Piping commands with very large output
When the data producer (tar
) tries to write to the pipe too quickly for the consumer (lzip
) to have time to read all of it, it will block until lzip
has had time to read what tar
is writing. There is a small buffer associated with the pipe, but its size is likely to be smaller than the size of most tar
archives. There is no risk of filling up your system's RAM with your pipeline.
"Blocking" simply means that when tar
does a call to the write()
library function (or equivalent), the call won't return until the data has been delivered to the pipe buffer, which could take a bit of time if lzip
is slow to read from that same buffer. You should be able to see this in top
where tar
would slow down and sleep a lot compared to lzip
(assuming tar
is in fact quicker than lzip
).
You would therefore not fill up a significant amount of RAM with your pipeline. To do that (if you wanted to), you could use something like pv
in the middle, with some large buffer (here, a gigabyte):
tar -cvf - /tmp/source-dir | pv --buffer-size 1G | lzip -o /media/my-usb/result.lz -
This would still block tar
whenever pv
blocks. pv
would block when its buffer is full and it can't write to lzip
.
The reverse situation works in a similar way, i.e. if you have a slow left-hand side of a pipe writing to a fast right-hand side, the consumer on the right would block on read()
until there is data to be read from the pipe.

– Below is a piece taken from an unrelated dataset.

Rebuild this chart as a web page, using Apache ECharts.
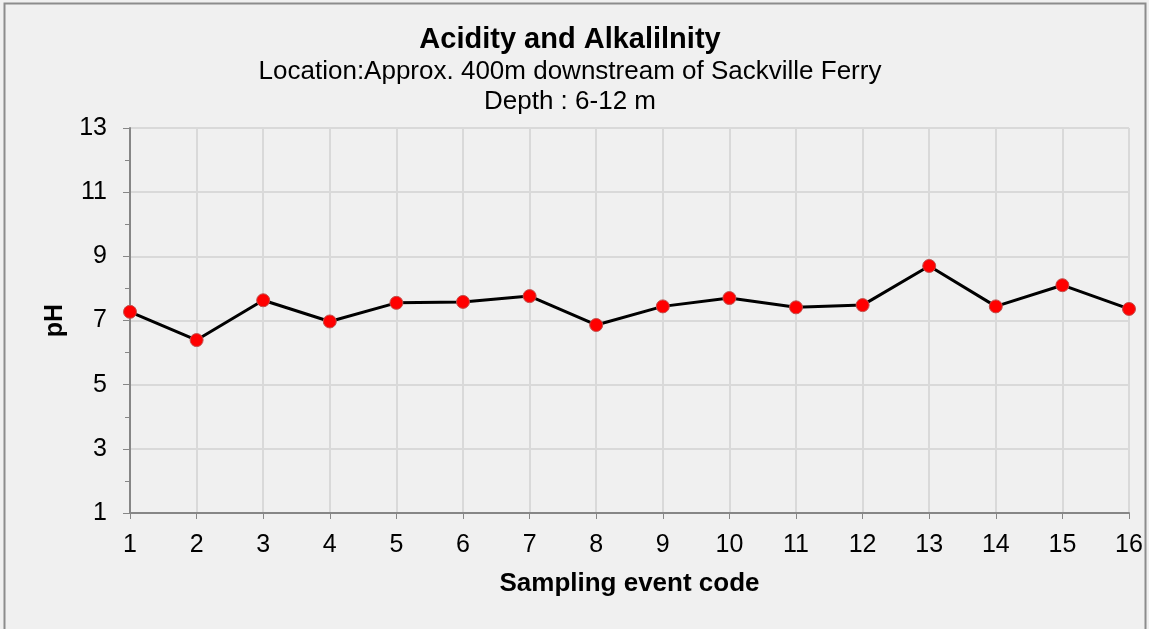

This (data I/O) is the only thing that synchronises the processes taking part in a pipeline. Apart from reading and writing (and occasionally blocking while waiting for someone else to read or write), they would run independently of each other.
GNU tar has --lzip option to "filter the archive through lzip", so you may want to use instead:
tar -cvf --lzip /media/my-usb/result.lz /tmp/source-dir
Answering the question: in your case the system will manage the pipe properly using default system buffer size.